Instructions for the task: Keep every line where the word "seaborn" appears; drop the rest.

Supplied information:
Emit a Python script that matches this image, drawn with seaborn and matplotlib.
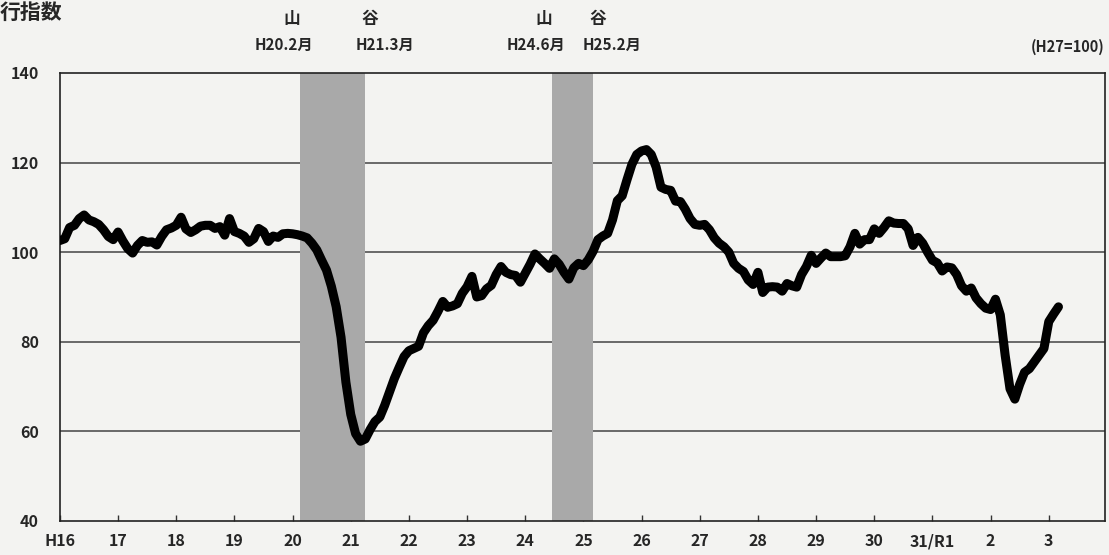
import numpy as np
import pandas as pd
import matplotlib
matplotlib.use("Agg")
from matplotlib import pyplot as plt
import seaborn as sns

# monthly leading index, H16.1 - R3.3 (H27=100)
h16 = [102.6, 103.0, 105.5, 106.0, 107.5, 108.3, 107.2, 106.8, 106.2, 105.0, 103.5, 102.8]
h17 = [104.5, 102.5, 100.8, 99.8, 101.5, 102.6, 102.2, 102.3, 101.6, 103.5, 105.0, 105.4]
h18 = [106.0, 107.8, 105.2, 104.4, 105.0, 105.8, 106.0, 106.0, 105.3, 105.7, 103.8, 107.5]
h19 = [104.6, 104.2, 103.6, 102.2, 103.0, 105.3, 104.6, 102.4, 103.6, 103.3, 104.1, 104.2]
h20 = [104.1, 103.9, 103.6, 103.2, 102.0, 100.5, 98.2, 96.0, 92.4, 87.8, 81.0, 71.0]
h21 = [63.8, 59.5, 57.8, 58.3, 60.4, 62.2, 63.2, 65.8, 68.8, 71.8, 74.3, 76.7]
h22 = [78.0, 78.5, 79.0, 82.0, 83.6, 84.8, 86.8, 89.0, 87.7, 88.0, 88.5, 90.8]
h23 = [92.3, 94.6, 90.0, 90.3, 91.8, 92.6, 95.0, 96.8, 95.5, 95.0, 94.8, 93.3]
h24 = [95.3, 97.3, 99.6, 98.5, 97.5, 96.4, 98.5, 97.3, 95.5, 94.0, 96.5, 97.5]
h25 = [97.0, 98.3, 100.2, 102.8, 103.6, 104.2, 107.2, 111.5, 112.6, 116.2, 119.6, 121.8]
h26 = [122.6, 122.9, 121.8, 119.0, 114.5, 114.0, 113.8, 111.4, 111.3, 109.6, 107.5, 106.2]
h27 = [106.0, 106.2, 105.0, 103.2, 102.0, 101.2, 100.0, 97.5, 96.4, 95.7, 93.8, 92.8]
h28 = [95.5, 91.0, 92.2, 92.3, 92.2, 91.3, 93.0, 92.5, 92.2, 95.0, 96.8, 99.3]
h29 = [97.5, 98.7, 99.8, 99.0, 99.0, 99.0, 99.2, 101.2, 104.2, 101.8, 102.8, 102.8]
h30 = [105.2, 104.2, 105.5, 107.0, 106.5, 106.4, 106.4, 105.2, 101.5, 103.3, 102.0, 100.0]
r1 = [98.2, 97.6, 95.8, 96.7, 96.5, 95.0, 92.5, 91.3, 92.0, 89.8, 88.5, 87.5]
r2 = [87.2, 89.5, 86.0, 77.0, 69.5, 67.2, 70.5, 73.2, 74.0, 75.5, 77.0, 78.5]
r3 = [84.5, 86.2, 87.8]

values = h16 + h17 + h18 + h19 + h20 + h21 + h22 + h23 + h24 + h25 + h26 + h27 + h28 + h29 + h30 + r1 + r2 + r3
df = pd.DataFrame({"month": np.arange(len(values)), "index": values})

year_labels = ["H16", "17", "18", "19", "20", "21", "22", "23", "24", "25",
               "26", "27", "28", "29", "30", "31/R1", "2", "3"]

# recessions: (peak month, trough month) as month offsets from H16.1
peaks = [49, 101]
troughs = [62, 109]
peak_labels = ["H20.2月", "H24.6月"]
trough_labels = ["H21.3月", "H25.2月"]

paper = "#f3f3f1"
sns.set_theme(style="white")
plt.rcParams["font.family"] = ["Noto Sans CJK JP", "DejaVu Sans"]
plt.rcParams["font.weight"] = "bold"

fig = plt.figure(figsize=(11.09, 5.55), dpi=100, facecolor=paper)
ax = fig.add_axes([0.054, 0.0613, 0.9424, 0.8072])
ax.set_facecolor(paper)

for g in [60, 80, 100, 120]:
    ax.axhline(g, color="#444444", lw=1.1, zorder=1)

for p, t in zip(peaks, troughs):
    ax.axvspan(p + 0.5, t + 1, color="#a9a9a9", lw=0, zorder=2)

sns.lineplot(data=df, x="month", y="index", ax=ax, color="black", lw=6.5,
             solid_joinstyle="round", solid_capstyle="round", zorder=3)

ax.set_xlim(0, 215.6)
ax.set_ylim(40, 140)
ax.set_xticks(np.arange(len(year_labels)) * 12)
ax.set_xticklabels(year_labels)
ax.set_yticks([40, 60, 80, 100, 120, 140])
ax.set_xlabel("")
ax.set_ylabel("")
ax.tick_params(axis="x", direction="in", length=4, width=1, color="#333333",
               bottom=True, pad=9, labelsize=11.5)
ax.tick_params(axis="y", length=0, pad=15, labelsize=11.5)
for s in ax.spines.values():
    s.set_color("#222222")
    s.set_linewidth(1.2)

# annotations above the bands
tr = ax.get_xaxis_transform()
for p, t, pl, tl in zip(peaks, troughs, peak_labels, trough_labels):
    ax.text(p - 1.2, 1.12, "山", transform=tr, ha="center", va="center",
            fontsize=12, fontweight="bold")
    ax.text(p - 2.8, 1.063, pl, transform=tr, ha="center", va="center", fontsize=11)
    ax.text(t + 2, 1.12, "谷", transform=tr, ha="center", va="center",
            fontsize=12, fontweight="bold")
    ax.text(t + 5, 1.063, tl, transform=tr, ha="center", va="center", fontsize=11)

fig.text(0.996, 0.915, "(H27=100)", ha="right", va="center", fontsize=10.5)
fig.text(0.0, 0.978, "行指数", ha="left", va="center", fontsize=15, fontweight="bold")

fig.savefig("out.png", dpi=100, facecolor=paper)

Result of this exercise:
Emit a Python script that matches this image, drawn with seaborn and matplotlib.
import seaborn as sns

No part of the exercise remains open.